Whether you live in Grand Prairie, Fort Worth, Dallas, Weatherford, Arlington, Mansfield, Irving, or anywhere else in the state of Texas, too many times when making a claim for insurance benefits, you are forced to hire an attorney. An experienced Insurance Law Attorney is valuable for recovering monies due under an insurance policy and a disability insurance policy in particular.
An example of the above in noted in a 1966 case that was decided by the Houston Court of Appeals. The style of the case is Continental Casualty Company v. Walter Earl Vaughn. Here are a lot of facts in this case.
The evidence showed that on April 10, 1962, Vaughn wrote Continental a letter stating he had sustained a back injury on March 30, 1962, and that he was in Leggett Memorial Hospital, and did not know how long he would be hospitalized or unable to work.

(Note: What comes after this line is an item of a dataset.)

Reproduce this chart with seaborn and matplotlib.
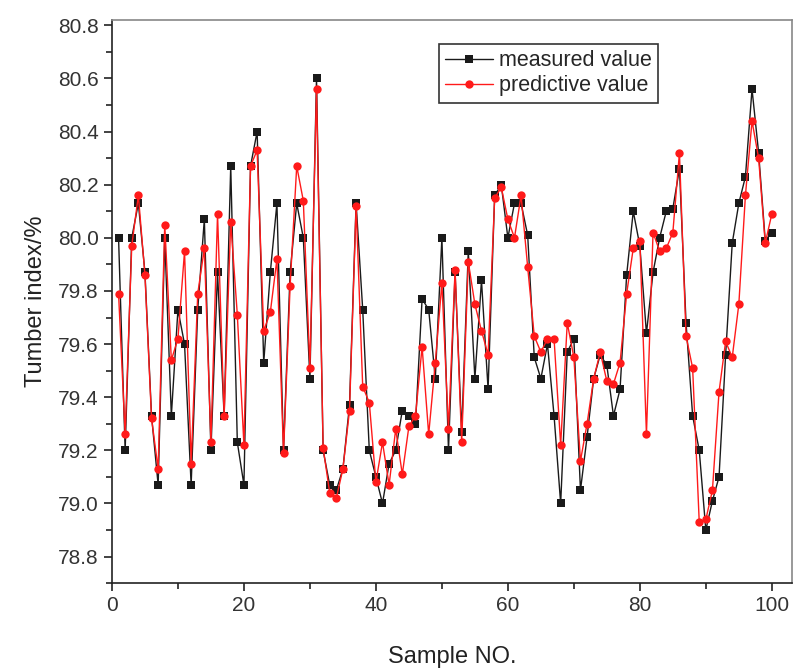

Vaughn returned a standard claim form he had been sent, reporting that he had “a back injury in the nature of a ruptured disc that occurred on March 30, 1962 while loading a load of tubing on a truck in Houston.” The same report contained a statement by Vaughn’s doctor saying Vaughn had a ruptured intervertebral disc between Lumbar 4 and Lumbar 5; that the accident occurred on March 30, 1962; that Vaughn first consulted the doctor on April 1, 1962; and that Vaughn was to have a spinal fusion. Continental sent a one month’s indemnity and a thirty days’ hospital indemnity. The indemnity continued for another month after another claim form was filed.
Continental then sent an inquiry to the hospital to examine the record of Vaughn. In response Continental received a history stating “patient was lifting a pipe and felt sudden pain in lower back with radiation to left leg.” Another report showed Vaughn was injured “while unloading my truck with a load of tubing. I picked up a joint of tubing, rupturing a disc in my back. It happened about 4 p.m.”
Continental did not question that Vaughn had injured his back. Continental questioned “Was it an accidental injury?” Its definition of “injury” according to its representative was “an abnormal, localized condition of the body that is not caused by an existing illness or disease process”: whereas the policy defined “injury” as a “bodily injury caused by an accident and resulting directly and independently of all other causes, in loss ….”
On July 13, 1962, a Continental representative wrote Vaughn explaining that his description of how his disability occurred indicated that such disability was not the result of an accident, and that benefits were, therefore, not payable. Thus, Continental denied liability on the basis that what had happened to Vaughn could not be considered an accident.
Continental took the position that the occurrence in question was not an accident since Vaughn in lifting the pipe was doing what he intended to do, and hence any bodily injury sustained by him was not the result of an accident.
To make matters worse, Continental was telling Vaughn to return the money that he had already received.
The disability policy is this case, which was in 1962, paid benefits of $100 per month for the rest of Vaughn’s life.
This case went to trial and a jury found in favor of Vaughn. The jury awarded $29,200 on the policy and attorney’s fees of $8,850. The trial judge reduced the $29,200 to $14,246. This was based on the present current value of the award. The court also awarded 12% penalty on 43 past due accrued monthly installments and 6% interest thereon.
It is worth noting that today, 2011, the Texas Insurance Code, Section 542.060 requires an 18% penalty rather than the 12% that existed when this case was decided. Further, the present law allowing for more ways of financially punishing the insurance company for conduct that is committed “knowingly” or “intentionally” as those terms are defined in the insurance code. Per section 541.152, the “trier of fact may award an amount not to exceed three times the amount of actual damages.”